Moreover, prominent Wall Street economist Henry Kaufman says that the Federal Reserve is primarily to blame for the financial crisis:
“I am convinced that the misbehavior of some would have been much rarer — and far less damaging to our economy — if the Federal Reserve and, to a lesser extent, other supervisory authorities, had measured up to their responsibilities …
Kaufman directly criticized former Federal Reserve Chairman Alan Greenspan for not using his position to dissuade big banks and others from taking big risks.
“Alan Greenspan spoke about irrational exuberance only as a theoretical concept, not as a warning to the market to curb excessive behavior,” Kaufman said. “It is difficult to believe that recourse to moral suasion by a Fed chairman would be ineffective.”
Partly because the Fed did not strongly oppose the repeal in 1999 of the Depression-era Glass-Steagall Act, more large financial conglomerates that were “too big to fail” have formed, Kaufman said, citing a factor that has made the global credit crisis especially acute.
“Financial conglomerates have become more and more opaque, especially about their massive off-balance-sheet activities,” he said. “The Fed failed to rein in the problem.”…

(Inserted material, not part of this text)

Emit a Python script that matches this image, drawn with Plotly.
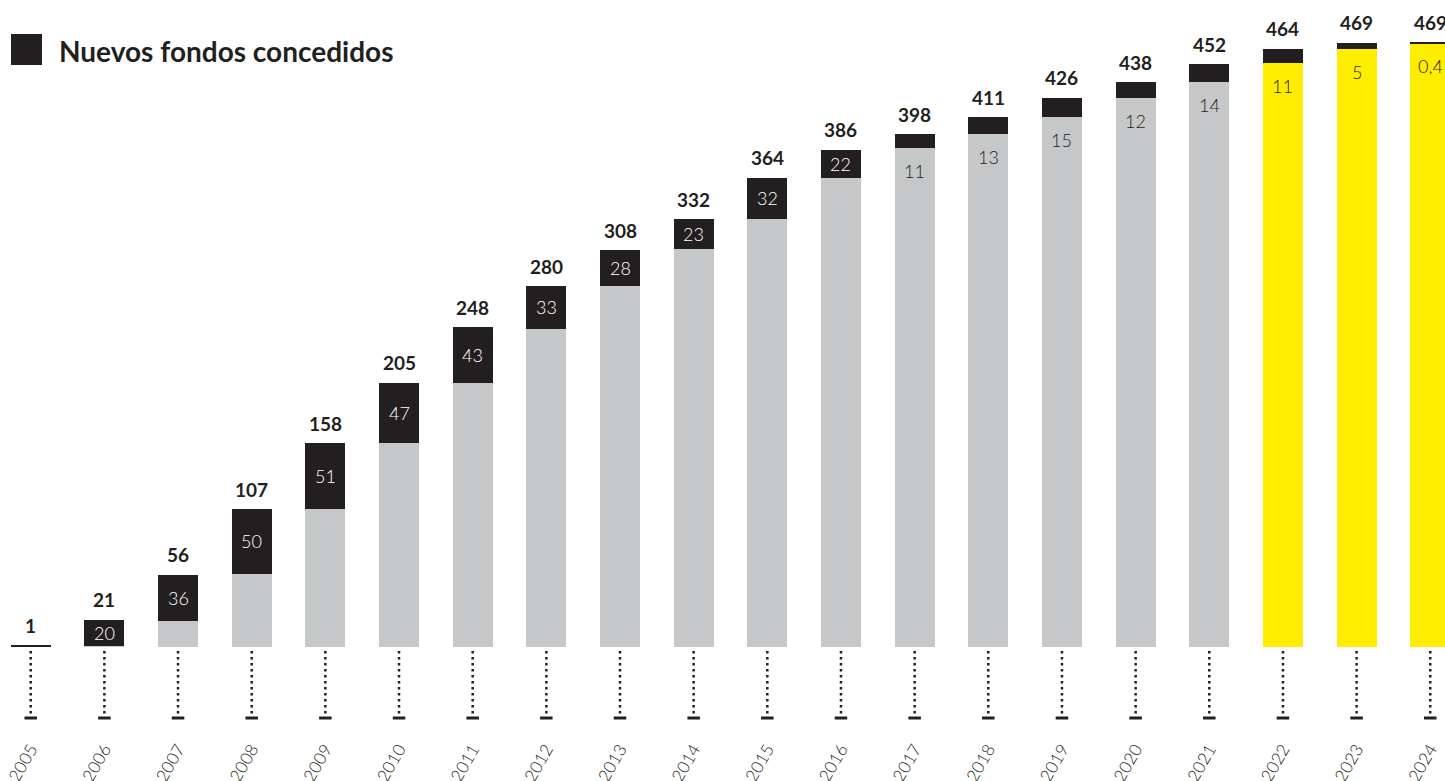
import plotly.graph_objects as go

years = [str(y) for y in range(2005, 2025)]
totals = [1, 21, 56, 107, 158, 205, 248, 280, 308, 332, 364, 386, 398, 411, 426, 438, 452, 464, 469, 469]
new_funds = [1, 20, 36, 50, 51, 47, 43, 33, 28, 23, 32, 22, 11, 13, 15, 12, 14, 11, 5, 0.4]
new_labels = ["", "20", "36", "50", "51", "47", "43", "33", "28", "23", "32", "22",
              "11", "13", "15", "12", "14", "11", "5", "0,4"]
highlight = [False] * 17 + [True] * 3
legend_text = "Nuevos fondos concedidos"

DARK = "#231f20"
GRAY = "#c6c7c9"
YELLOW = "#ffed00"
FONT = "Lato"

W, H = 1445, 781
PLOT_H = 647

base = [t - n for t, n in zip(totals, new_funds)]
base_colors = [YELLOW if h else GRAY for h in highlight]
xs = list(range(len(years)))

fig = go.Figure()
fig.add_trace(go.Bar(x=xs, y=base, marker=dict(color=base_colors, line=dict(width=0)),
                     width=0.54, hoverinfo="skip"))
fig.add_trace(go.Bar(x=xs, y=new_funds, marker=dict(color=DARK, line=dict(width=0)),
                     width=0.54, hoverinfo="skip"))

annotations = []
shapes = []
for i, yr in enumerate(years):
    # total labels
    annotations.append(dict(x=i, y=totals[i], xref="x", yref="y", text=f"<b>{totals[i]}</b>",
                            showarrow=False, yshift=20, yanchor="middle",
                            font=dict(family=FONT, size=19, color=DARK)))
    # new funds labels
    if new_labels[i]:
        if new_funds[i] >= 20:
            annotations.append(dict(x=i, y=base[i] + new_funds[i] / 2, xref="x", yref="y",
                                    text=new_labels[i], showarrow=False, yanchor="middle",
                                    font=dict(family=FONT, size=18, color="white", weight=300)))
        else:
            annotations.append(dict(x=i, y=base[i], xref="x", yref="y",
                                    text=new_labels[i], showarrow=False, yanchor="middle",
                                    yshift=-23,
                                    font=dict(family=FONT, size=18, color=DARK, weight=300)))
    # dotted leader
    shapes.append(dict(type="line", xref="x", yref="paper", ysizemode="pixel", yanchor=0,
                       x0=i, x1=i, y0=-4, y1=-68,
                       line=dict(color=DARK, width=2.5, dash="2.5px,3.5px")))
    # end tick
    shapes.append(dict(type="line", xref="x", yref="paper", ysizemode="pixel", yanchor=0,
                       x0=i - 0.085, x1=i + 0.085, y0=-71, y1=-71,
                       line=dict(color=DARK, width=3)))

# legend square and text
shapes.append(dict(type="rect", xref="paper", yref="paper",
                   x0=11 / W, x1=42 / W, y0=(PLOT_H - 65) / PLOT_H, y1=(PLOT_H - 34) / PLOT_H,
                   fillcolor=DARK, line=dict(width=0)))
annotations.append(dict(x=57 / W, y=(PLOT_H - 51) / PLOT_H, xref="paper", yref="paper",
                        text=f"<b>{legend_text}</b>", showarrow=False, xanchor="left",
                        yanchor="middle", font=dict(family=FONT, size=28, color=DARK)))

fig.update_layout(
    width=W, height=H,
    barmode="stack",
    showlegend=False,
    plot_bgcolor="white", paper_bgcolor="white",
    margin=dict(l=0, r=0, t=0, b=H - PLOT_H, pad=0, autoexpand=False),
    xaxis=dict(range=[-0.417, 19.2], tickmode="array", tickvals=xs, ticktext=years,
               tickangle=-60, ticklabelstandoff=88, ticks="",
               tickfont=dict(family=FONT, size=17, color=DARK, weight=300),
               showgrid=False, zeroline=False, showline=False, fixedrange=True,
               automargin=False),
    yaxis=dict(range=[0, 502], visible=False, showgrid=False, zeroline=False, fixedrange=True),
    annotations=annotations,
    shapes=shapes,
    bargap=0,
)

fig.write_html("out.html", config={"displayModeBar": False},
               post_script="document.body.style.margin='0';document.body.style.overflow='hidden';")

“Much of the recent extreme financial behavior is rooted in faulty monetary policies,” he said. “Poor policies encourage excessive risk taking.”
Even the head of the Federal Reserve bank of San Francisco – during a talk on how runaway bubbles can lead to depressions – admitted:
Fed monetary policy may also have contributed to the U.S. credit boom and the associated house price bubble …
This is on top of the widely recognized fact that the Fed helped cause the Great Depression with its faulty monetary policy.
Indeed, if even half of what financial writer Ellen Brown says is true, central banks in all countries are parasitic organizations which do not have the best interest of their host nation in mind.
The central bank experiment has failed.
It is time to dissolve not only the Fed (as Ron Paul, Dennis Kucinich, Austrian school economists, and many others have demanded), but all central banks.
Whatever their motivation – whether selfish or altruistic – they have proven to be a net detriment to their respective economies.